MIAMI — After 10 days of deliberations, the jury in the so-called Miami River Cops Case advised the judge Tuesday that it was certain about some verdicts but sure it would never be sure about the others.
"Some we have agreed on unanimously and some we are definitely dead lock" the jury's note to the judge read. "Could part of the defendants be judge (sic), a hung jury?"
Though "dead lock" was underlined twice and at least parts of the complex police-corruption case seem headed for a mistrial, U.S. District Judge Kenneth Ryskamp sent the jurors back for another try at harmony.
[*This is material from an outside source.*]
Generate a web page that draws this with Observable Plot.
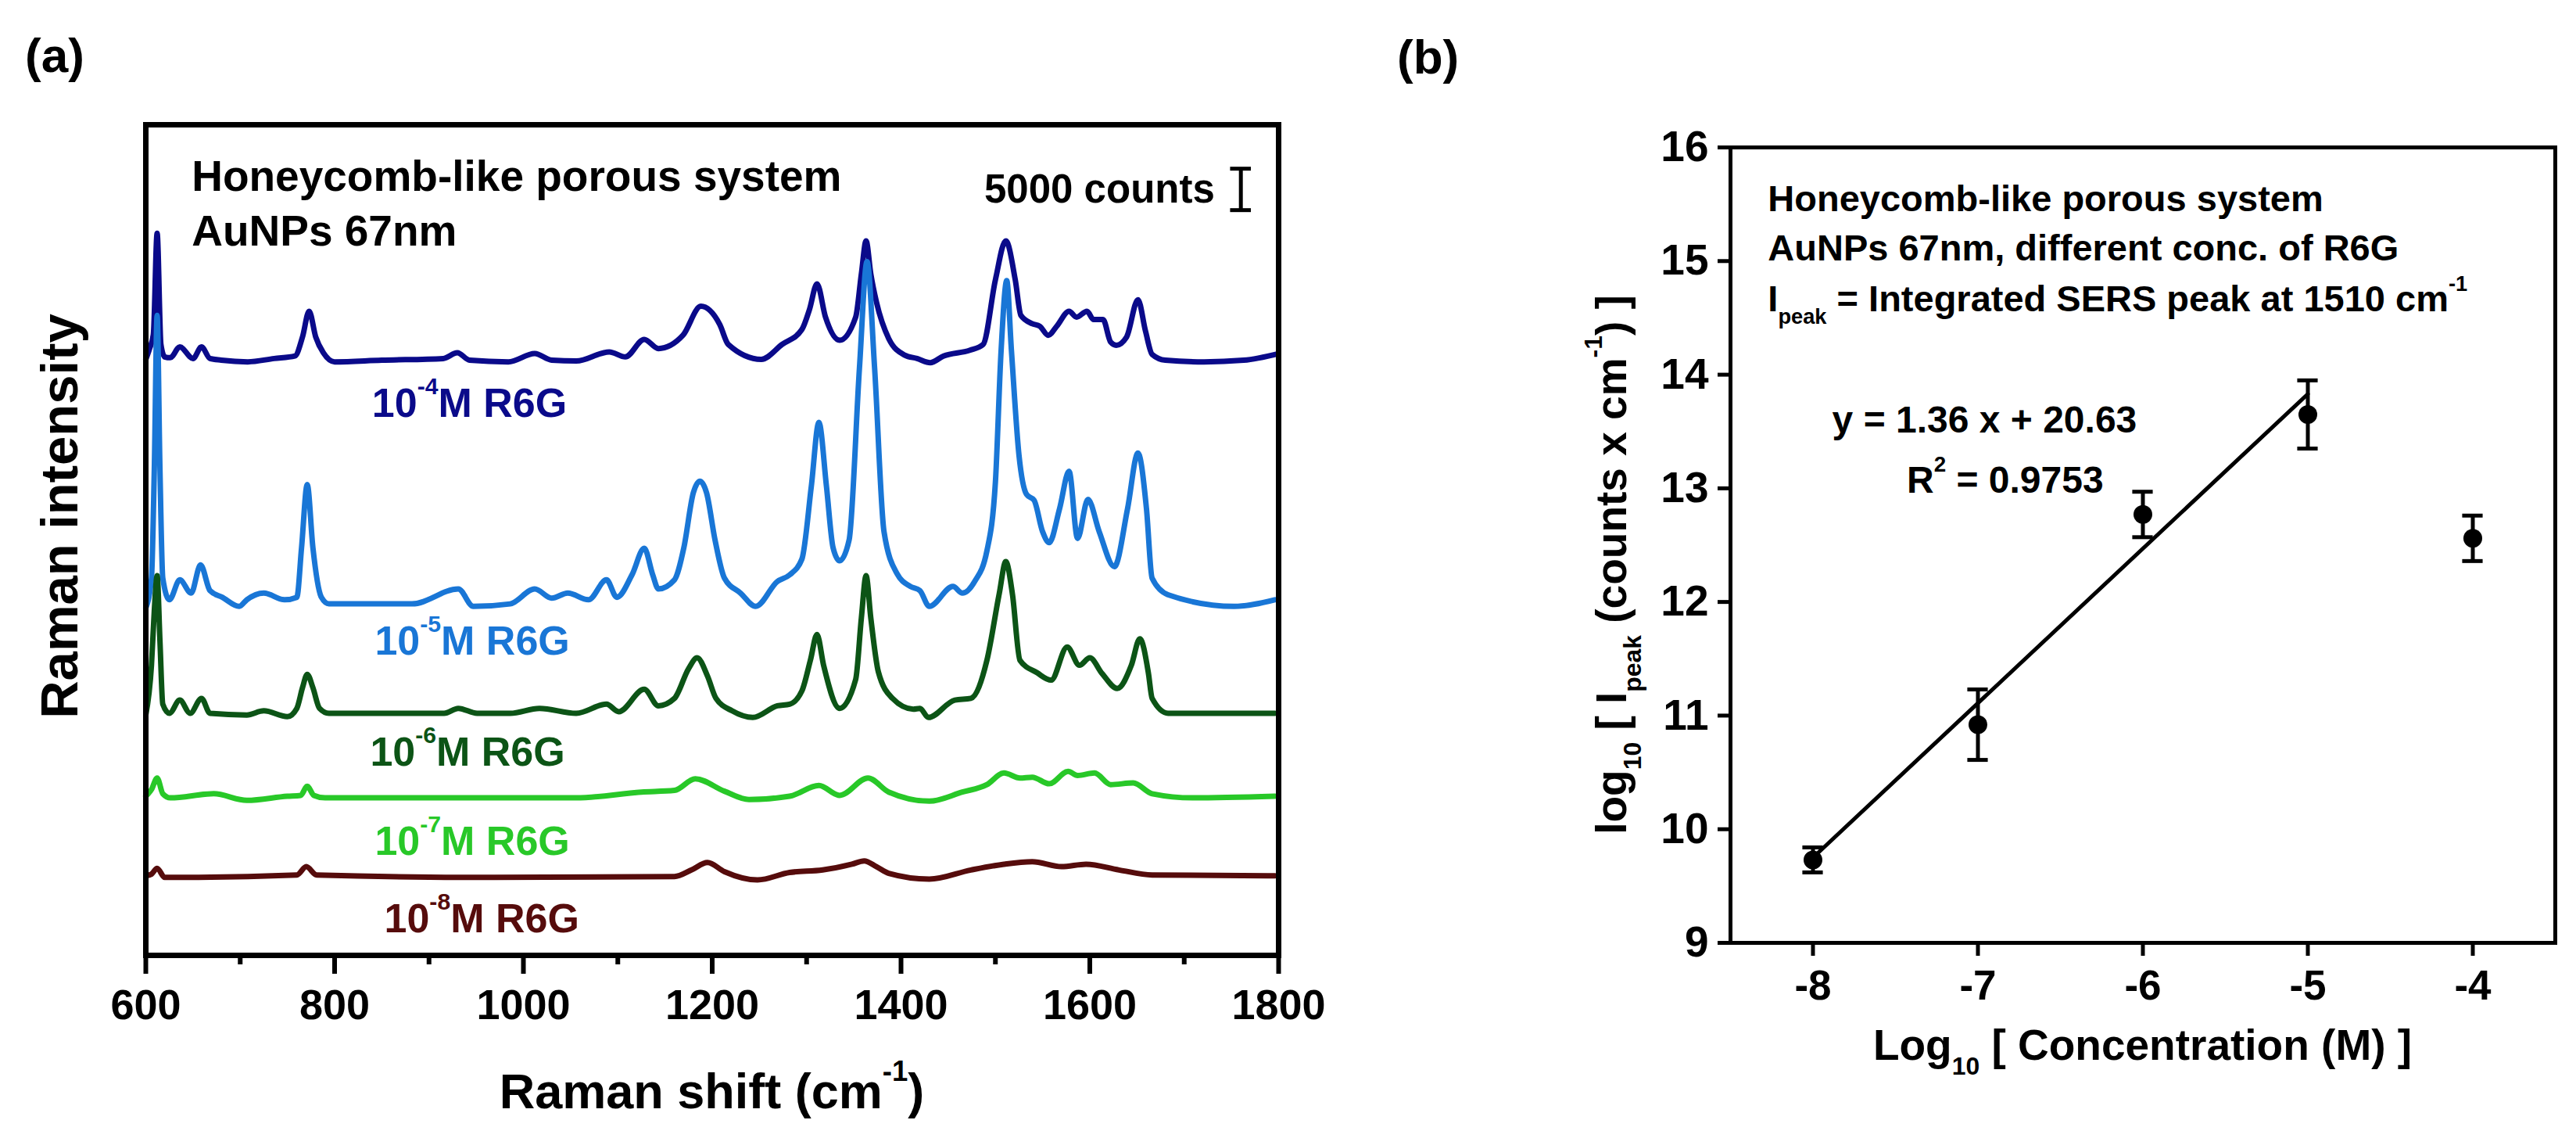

"Some jury at some time will have to decide this case. . . . " he lectured them. "I'm going to send you back to the jury room. If you conclude that you cannot make any more progress, then you should notify us."
Two More Hours
Several jurors rolled their eyes at the idea of spending more time mulling over a decision. Then they deliberated for two more hours before leaving for the hotel where they are sequestered.
"They're beginning to look like they've been in Vietnam," Marc Nurik, one of the defense attorneys, observed.
The jury is deciding the fate of seven current and former Miami policemen--Ricardo Aleman, Rodolfo Arias, Osvaldo Coello, Arturo de la Vega, Armando Estrada, Armando Garcia and Roman Rodriguez.
The young officers are charged with allegedly running a racketeering gang that stole from drug dealers along the Miami River instead of arresting them.
The trial is now in its fourth month, the jurors trying to undo a tangle of allegations that differ for each defendant. Coello, for instance, is charged with only three counts; Estrada, alleged to be the ringleader, is charged with 19.
Judge Ryskamp said he will accept any unanimous verdicts from the jurors, once they have "tried even harder" to agree on those verdicts in which they are split. Deliberations continue today.